Lack of confidence in your game? If you’ve designed a small card game, playtested it to a point where your happy with it and people enjoy it, you’ve nothing to be concerned about. You’ve already done so much more than other people in terms of games design, and if people enjoy it it’s by definition an enjoyable game. Some people won’t like it, but you can’t let that hold you back- even your favourite game is hated by someone, just don’t take negative comments personally.

The legal stuff? I’ll be writing primarily for UK designers, and am not a lawyer, but this was my main concern, and one which needed a bit of research, but the legal side of self-publishing is actually navigable. Labels required to be on the package, CE marking, starting a company- I’ll try and explain what I’ve done for these to ease other people through them.

Time? This one I can’t help with. Publishing Forks took all of my spare time over a period of months, and a good proportion of spare time outside of that. If you have lots of time commitments and can’t dedicate your time to self publishing, then it’s probably not for you. Especially as soon as you become customer facing on Kickstarter (although, I did manage to go on holiday in Japan for two weeks between Kickstarter and fulfillment, so you can have some time to yourself).

Inclination? If your not inclined to self-publish then don’t. You’d end up spending all of your time doing stuff you don’t like and it would drag.

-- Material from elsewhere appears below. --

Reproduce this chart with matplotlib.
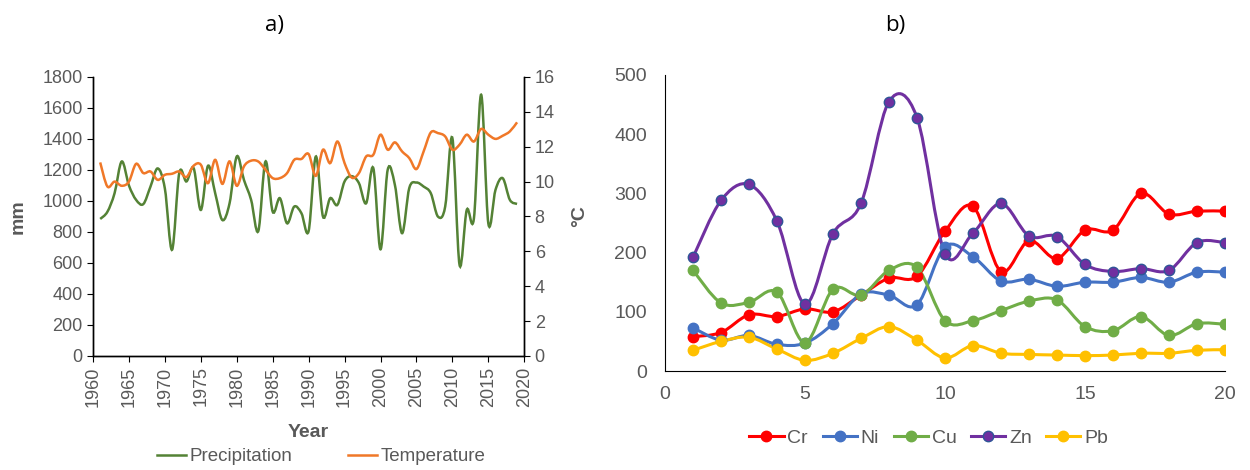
import numpy as np
import matplotlib
matplotlib.use('Agg')
import matplotlib.pyplot as plt
from matplotlib.path import Path
from matplotlib.patches import PathPatch
from matplotlib.lines import Line2D

plt.rcParams['font.family'] = ['Liberation Sans', 'DejaVu Sans']

# a) annual precipitation (mm) and temperature (°C)
years = list(range(1961, 2020))
precip = [884, 930, 1050, 1255, 1100, 1007, 980, 1093, 1210, 1080,
          685, 1180, 1126, 1212, 942, 1227, 1050, 877, 985, 1287,
          1136, 1007, 806, 1255, 931, 1018, 856, 964, 921, 806,
          1287, 899, 1018, 975, 1126, 1160, 1115, 985, 1212, 688,
          1201, 1104, 792, 1083, 1119, 1093, 1050, 899, 964, 1406,
          587, 942, 889, 1686, 856, 1072, 1147, 1007, 981]
temp = [11.1, 9.72, 10.0, 9.76, 10.0, 11.02, 10.49, 10.58, 10.1, 10.39,
        10.45, 10.58, 10.26, 10.91, 10.97, 9.91, 11.25, 9.87, 11.16, 9.76,
        10.87, 11.2, 11.15, 10.68, 10.2, 10.2, 10.49, 11.25, 11.3, 11.58,
        10.33, 11.83, 11.06, 12.3, 11.06, 10.23, 10.49, 11.44, 11.54, 12.69,
        11.83, 12.25, 11.73, 11.35, 10.72, 11.73, 12.82, 12.78, 12.59, 11.83,
        12.12, 12.69, 12.3, 13.02, 12.69, 12.45, 12.63, 12.88, 13.4]

# b) metal concentrations for 20 samples
samples = list(range(1, 21))
cr = [58, 65, 95, 92, 105, 100, 128, 157, 160, 236, 278, 168, 220, 190, 238, 238, 300, 265, 270, 270]
ni = [73, 52, 60, 45, 47, 80, 130, 128, 112, 210, 193, 152, 155, 143, 150, 150, 158, 150, 167, 167]
cu = [170, 115, 116, 133, 48, 138, 128, 170, 175, 85, 85, 102, 118, 120, 75, 68, 92, 60, 80, 79]
zn = [192, 288, 315, 253, 113, 232, 283, 455, 428, 198, 233, 283, 228, 227, 180, 168, 173, 170, 217, 217]
pb = [35, 50, 57, 37, 18, 30, 55, 75, 52, 22, 43, 30, 28, 27, 26, 27, 30, 30, 35, 36]

GRAY = '#595959'


def smooth_path(x, y):
    # excel-like smoothed line: cubic bezier through every point
    x = np.asarray(x, float)
    y = np.asarray(y, float)
    px = np.concatenate([[x[0]], x, [x[-1]]])
    py = np.concatenate([[y[0]], y, [y[-1]]])
    verts = [(x[0], y[0])]
    codes = [Path.MOVETO]
    for i in range(1, len(x)):
        c1 = (px[i] + (px[i + 1] - px[i - 1]) / 6, py[i] + (py[i + 1] - py[i - 1]) / 6)
        c2 = (px[i + 1] - (px[i + 2] - px[i]) / 6, py[i + 1] - (py[i + 2] - py[i]) / 6)
        verts += [c1, c2, (px[i + 1], py[i + 1])]
        codes += [Path.CURVE4] * 3
    return Path(verts, codes)


fig = plt.figure(figsize=(12.5, 4.7), dpi=100)

# ---- a)
ax1 = fig.add_axes([0.0744, 0.2426, 0.345, 0.5936])
ax2 = ax1.twinx()
ax1.add_patch(PathPatch(smooth_path(years, precip), fill=False, ec='#548235', lw=1.8))
ax2.add_patch(PathPatch(smooth_path(years, temp), fill=False, ec='#F07828', lw=1.8))
ax1.set_xlim(1960, 2020)
ax1.set_ylim(0, 1800)
ax2.set_ylim(0, 16)
ax1.set_xticks(range(1960, 2021, 5))
ax1.set_yticks(range(0, 1801, 200))
ax2.set_yticks(range(0, 17, 2))
for a in (ax1, ax2):
    a.spines['top'].set_visible(False)
    for s in ('left', 'right', 'bottom'):
        a.spines[s].set_color('black')
        a.spines[s].set_linewidth(1.0)
    a.tick_params(colors='black', labelcolor=GRAY, labelsize=13, length=4, direction='out')
ax1.tick_params(axis='x', labelrotation=90)
ax1.set_ylabel('mm', fontsize=14, fontweight='bold', color=GRAY)
ax1.yaxis.set_label_coords(-0.153, 0.5)
ax2.set_ylabel('°C', fontsize=14, fontweight='bold', color=GRAY)
ax2.yaxis.set_label_coords(1.109, 0.5)
ax1.set_xlabel('Year', fontsize=14, fontweight='bold', color=GRAY)
ax1.xaxis.set_label_coords(0.499, -0.245)

h1 = [Line2D([], [], color='#548235', lw=1.8), Line2D([], [], color='#F07828', lw=1.8)]
leg1 = fig.legend(h1, ['Precipitation', 'Temperature'], loc='center', bbox_to_anchor=(0.257, 0.028),
                  ncol=2, frameon=False, fontsize=13.5, handlelength=1.5, handletextpad=0.2,
                  columnspacing=3.0, borderpad=0)
for t in leg1.get_texts():
    t.set_color(GRAY)

fig.text(0.22, 0.945, 'a)', fontsize=16, ha='center', va='center', family=['Open Sans', 'DejaVu Sans'])

# ---- b)
ax3 = fig.add_axes([0.532, 0.2106, 0.448, 0.63])
series = [('Cr', cr, '#FF0000', '#FF0000'),
          ('Ni', ni, '#4472C4', '#4472C4'),
          ('Cu', cu, '#70AD47', '#70AD47'),
          ('Zn', zn, '#7030A0', '#2F5597'),
          ('Pb', pb, '#FFC000', '#FFC000')]
handles = []
for name, vals, col, edge in series:
    ax3.add_patch(PathPatch(smooth_path(samples, vals), fill=False, ec=col, lw=2.2, zorder=2))
    ax3.plot(samples, vals, ls='none', marker='o', ms=7.5, mfc=col, mec=edge, mew=1.0, zorder=3)
    handles.append(Line2D([], [], color=col, lw=2.2, marker='o', ms=7.5, mfc=col, mec=edge))
ax3.set_xlim(0, 20)
ax3.set_ylim(0, 500)
ax3.set_xticks(range(0, 21, 5))
ax3.set_yticks(range(0, 501, 100))
ax3.spines['top'].set_visible(False)
ax3.spines['right'].set_visible(False)
ax3.spines['left'].set_color('black')
ax3.spines['bottom'].set_color('black')
ax3.tick_params(length=0, labelcolor=GRAY, labelsize=14)
ax3.tick_params(axis='y', pad=13)
ax3.tick_params(axis='x', pad=11)

leg2 = fig.legend(handles, [s[0] for s in series], loc='center', bbox_to_anchor=(0.743, 0.068),
                  ncol=5, frameon=False, fontsize=14, handlelength=1.75, handletextpad=0.2,
                  columnspacing=0.75, borderpad=0)
for t in leg2.get_texts():
    t.set_color(GRAY)

fig.text(0.716, 0.945, 'b)', fontsize=16, ha='center', va='center', family=['Open Sans', 'DejaVu Sans'])

fig.savefig('out.png', dpi=100)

So whilst there are some reasons for not self-publishing, there are more which can easily be overcome. Clearly if you want to go the publisher route there are loads of benefits to that- I’m not suggesting that self-publishing is objectively better, just wanting to help those people who want to (I loved the ability to keep control). I’m definitely no expert, just talking from experience. If you can think of any other reasons people might be reluctant to self-publish, or any other comments, please let me know!